Pat Jones: Prayer — Heartfelt conversations with God
I attended a Love INC conference near Chicago.
It’s a beautiful area and the people I met are so nice. Our Love INC national is restructuring to be more “grassroots” and to provide leadership and mentoring to affiliates such as ours by having a strong, well-established Love INC available to provide training and advice as needed.
We’re excited to come back to our valley filled to the brim with encouraging words, practical help, and sound training.
In one of the sessions, our trainer offered some insight about the importance of prayer. The difference between good work and God’s work is prayer.
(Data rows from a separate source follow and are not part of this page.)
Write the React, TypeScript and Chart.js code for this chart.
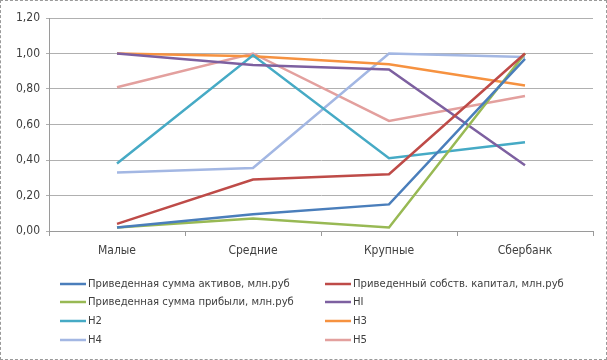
import React, { useEffect, useRef } from "react";
import { Chart, registerables } from "chart.js";

Chart.register(...registerables);

const categories = ["Малые", "Средние", "Крупные", "Сбербанк"];
const seriesNames = [
  "Приведенная сумма активов, млн.руб",
  "Приведенный собств. капитал, млн.руб",
  "Приведенная сумма прибыли, млн.руб",
  "HI",
  "H2",
  "H3",
  "H4",
  "H5",
];
const assets = [0.02, 0.095, 0.15, 0.97];
const capital = [0.04, 0.29, 0.32, 1.0];
const profit = [0.02, 0.07, 0.02, 1.0];
const h1 = [1.0, 0.935, 0.91, 0.37];
const h2 = [0.38, 0.99, 0.41, 0.5];
const h3 = [1.0, 0.985, 0.94, 0.82];
const h4 = [0.33, 0.355, 1.0, 0.98];
const h5 = [0.81, 1.0, 0.62, 0.76];
const seriesValues = [assets, capital, profit, h1, h2, h3, h4, h5];
const colors = ["#4A7EBB", "#BE4B48", "#98B954", "#7D60A0", "#46AAC5", "#F69240", "#A3B7E3", "#E3A09E"];
const yTicks = [0, 0.2, 0.4, 0.6, 0.8, 1.0, 1.2];

const FONT = "'Liberation Sans Narrow', 'DejaVu Sans Condensed', sans-serif";

const legendPlugin = {
  id: "twoColLegend",
  afterDraw(chart: any) {
    const ctx = chart.ctx;
    ctx.save();
    ctx.font = `11.2px ${FONT}`;
    ctx.fillStyle = "#404040";
    ctx.textBaseline = "middle";
    const colX = [60, 325];
    const rowY = [284, 302, 321, 340];
    chart.data.datasets.forEach((ds: any, i: number) => {
      const x = colX[i % 2];
      const y = rowY[Math.floor(i / 2)];
      ctx.strokeStyle = ds.borderColor;
      ctx.lineWidth = 2.5;
      ctx.beginPath();
      ctx.moveTo(x, y);
      ctx.lineTo(x + 26, y);
      ctx.stroke();
      ctx.fillText(ds.label, x + 28, y);
    });
    ctx.restore();
  },
};

export default function App() {
  const ref = useRef<HTMLCanvasElement>(null);
  useEffect(() => {
    const chart = new Chart(ref.current!, {
      type: "line",
      data: {
        labels: categories,
        datasets: seriesValues.map((v, i) => ({
          label: seriesNames[i],
          data: v,
          borderColor: colors[i],
          backgroundColor: colors[i],
          borderWidth: 2.5,
          pointRadius: 0,
          tension: 0,
        })),
      },
      options: {
        animation: false,
        responsive: false,
        layout: { padding: { left: 0, right: 14, top: 18, bottom: 100 } },
        plugins: { legend: { display: false }, tooltip: { enabled: false } },
        scales: {
          x: {
            offset: true,
            grid: {
              offset: true,
              drawOnChartArea: false,
              drawTicks: true,
              tickLength: 5,
              color: "#9a9a9a",
            },
            border: { color: "#9a9a9a" },
            ticks: { color: "#404040", font: { family: FONT, size: 12 }, padding: 8 },
            afterFit: (s: any) => { s.height = 29; },
          },
          y: {
            min: 0,
            max: 1.2,
            afterBuildTicks: (s: any) => { s.ticks = yTicks.map((v) => ({ value: v })); },
            grid: { color: "#b0b0b0", drawTicks: true, tickLength: 3 },
            border: { color: "#9a9a9a" },
            ticks: {
              color: "#404040",
              font: { family: FONT, size: 12 },
              padding: 6,
              callback: (v: any) => Number(v).toFixed(2).replace(".", ","),
            },
            afterFit: (s: any) => { s.width = 49; },
          },
        },
      },
      plugins: [legendPlugin],
    });
    return () => chart.destroy();
  }, []);
  return (
    <div style={{ position: "fixed", left: 0, top: 0, width: 607, height: 360, boxSizing: "border-box", border: "1px dashed #9a9a9a", background: "#fff" }}>
      <canvas ref={ref} width={607} height={360} style={{ position: "absolute", left: -1, top: -1 }} />
    </div>
  );
}
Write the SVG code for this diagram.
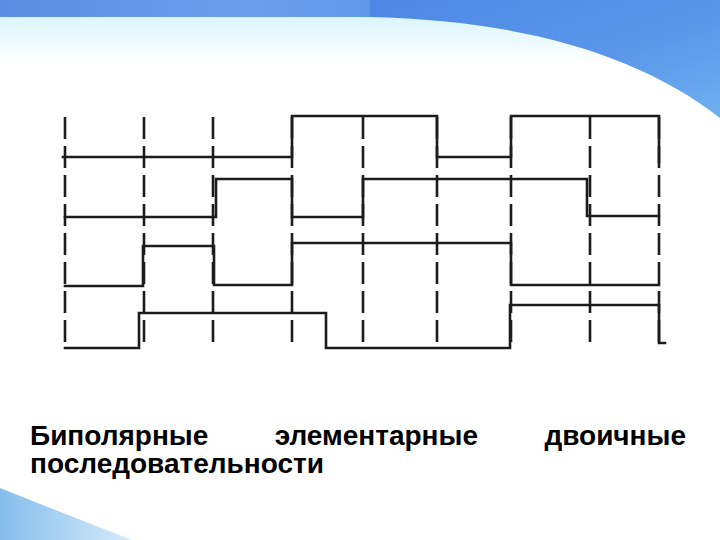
<svg xmlns="http://www.w3.org/2000/svg" width="720" height="540" viewBox="0 0 720 540">
  <defs>
    <linearGradient id="topBand" x1="0" y1="0" x2="1" y2="0">
      <stop offset="0" stop-color="#5a8de3"/>
      <stop offset="0.35" stop-color="#6aa0ea"/>
      <stop offset="0.6" stop-color="#5b94e8"/>
      <stop offset="1" stop-color="#4f88e4"/>
    </linearGradient>
    <linearGradient id="haze" x1="0" y1="0" x2="0" y2="1">
      <stop offset="0" stop-color="#dcf5fb"/>
      <stop offset="0.6" stop-color="#eefbfd"/>
      <stop offset="1" stop-color="#ffffff"/>
    </linearGradient>
    <linearGradient id="swoosh" x1="0" y1="0" x2="1" y2="0">
      <stop offset="0" stop-color="#86bdec"/>
      <stop offset="1" stop-color="#d6ebfa"/>
    </linearGradient>
    <linearGradient id="rightBlue" x1="0" y1="0" x2="1" y2="1">
      <stop offset="0" stop-color="#4d87e4"/>
      <stop offset="0.6" stop-color="#5b98ea"/>
      <stop offset="1" stop-color="#6fb0ef"/>
    </linearGradient>
    <style>
      .sig { fill: none; stroke: #1c1c1c; stroke-width: 2.6; stroke-linejoin: miter; stroke-linecap: square; }
      .grid { fill: none; stroke: #1c1c1c; stroke-width: 2.6; stroke-dasharray: 22 7; }
      .cap { font-family: "Liberation Sans", Arial, sans-serif; font-weight: bold; font-size: 28px; fill: #000; }
    </style>
  </defs>

  <g id="background">
    <rect x="0" y="0" width="720" height="540" fill="#ffffff"/>
    <rect x="0" y="17" width="720" height="45" fill="url(#haze)"/>
    <rect x="0" y="0" width="720" height="17" fill="url(#topBand)"/>
    <path d="M370 17 C 520 20, 640 55, 720 118 L720 0 L370 0 Z" fill="url(#rightBlue)"/>
    <path d="M0 488 Q 60 512 132 540 L0 540 Z" fill="url(#swoosh)"/>
  </g>

  <g id="grid-lines">
    <line class="grid" x1="65" y1="117" x2="65" y2="343"/>
    <line class="grid" x1="144" y1="117" x2="144" y2="343"/>
    <line class="grid" x1="213" y1="117" x2="213" y2="343"/>
    <line class="grid" x1="292" y1="117" x2="292" y2="343"/>
    <line class="grid" x1="363" y1="117" x2="363" y2="343"/>
    <line class="grid" x1="437" y1="117" x2="437" y2="343"/>
    <line class="grid" x1="511" y1="117" x2="511" y2="343"/>
    <line class="grid" x1="590" y1="117" x2="590" y2="343"/>
    <line class="grid" x1="659" y1="117" x2="659" y2="343"/>
  </g>

  <g id="signal-1">
    <polyline class="sig" points="63,157 292,157 292,116 437,116 437,157 511,157 511,116 659,116 659,162"/>
  </g>
  <g id="signal-2">
    <polyline class="sig" points="65,217 216,217 216,179 292,179 292,217 363,217 363,179 587,179 587,216 659,216"/>
  </g>
  <g id="signal-3">
    <polyline class="sig" points="65,286 143,286 143,246 214,246 214,285 292,285 292,243 511,243 511,285 659,285"/>
  </g>
  <g id="signal-4">
    <polyline class="sig" points="65,348 139,348 139,313 326,313 326,348 510,348 510,305 659,305 659,343 665,343"/>
  </g>

  <g id="caption">
    <text class="cap" x="30" y="445">Биполярные</text>
    <text class="cap" x="478" y="445" text-anchor="end">элементарные</text>
    <text class="cap" x="686" y="445" text-anchor="end">двоичные</text>
    <text class="cap" x="30" y="473">последовательности</text>
  </g>
</svg>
We must be a praying people. We must be a praying affiliate. Prayer brings growth and collective spiritual discernment.
The trainer said giving people what they want may make us good, but it doesn’t make us Godly. That’s a lot of food for thought, so when I need clarification I go to my Bible.
In Luke 11:1-11, Jesus is teaching about prayer. He shows that prayers have order, and are not just random thoughts thrown up to God (they can be in a crisis, of course, but I’m referring to deliberate, daily prayer).
First praise is given to God, and then requests and needs are lifted up to him. We need to thank him every day.
Shopping list prayers are not the same as heartfelt conversations with God. God provides our needs fresh every day, so why do we try to pray only on Sunday and store it up for the week? How strong do you feel by Friday?
If you are running on empty, maybe it’s because you haven’t been filling up every day.
We need to seek forgiveness every day. We need to show forgiveness, too.
Jesus stresses this in verse 4, as well as in other parables he taught. If we don’t forgive others as God forgives us, it seems apparent that we don’t truly understand how deep our need for forgiveness is.
If you haven’t forgiven someone who has wronged you, then how will God deal with your request for forgiveness?
Verse 9 says to be persistent in prayer. Just as you need to ask for your daily needs every day, be brave and bold and persistent in prayer.
Persistence doesn’t irritate God like a persistent child can irritate a tired parent.
Rather, persistence is a way we help ourselves see God at work and it helps us express the intensity of our need.
At our affiliate, when we need to make a decision about the type or amount of help that is prudent to give, we ask God to direct us.
Our volunteers pray together and we pray separately.
We are seeking discernment to make the best choices. We are not as persistent as we should be and that’s one of the most important lessons I think I brought back from the conference.
We want to help each person and meet needs in the fullest way possible. To do that, we must be a praying affiliate.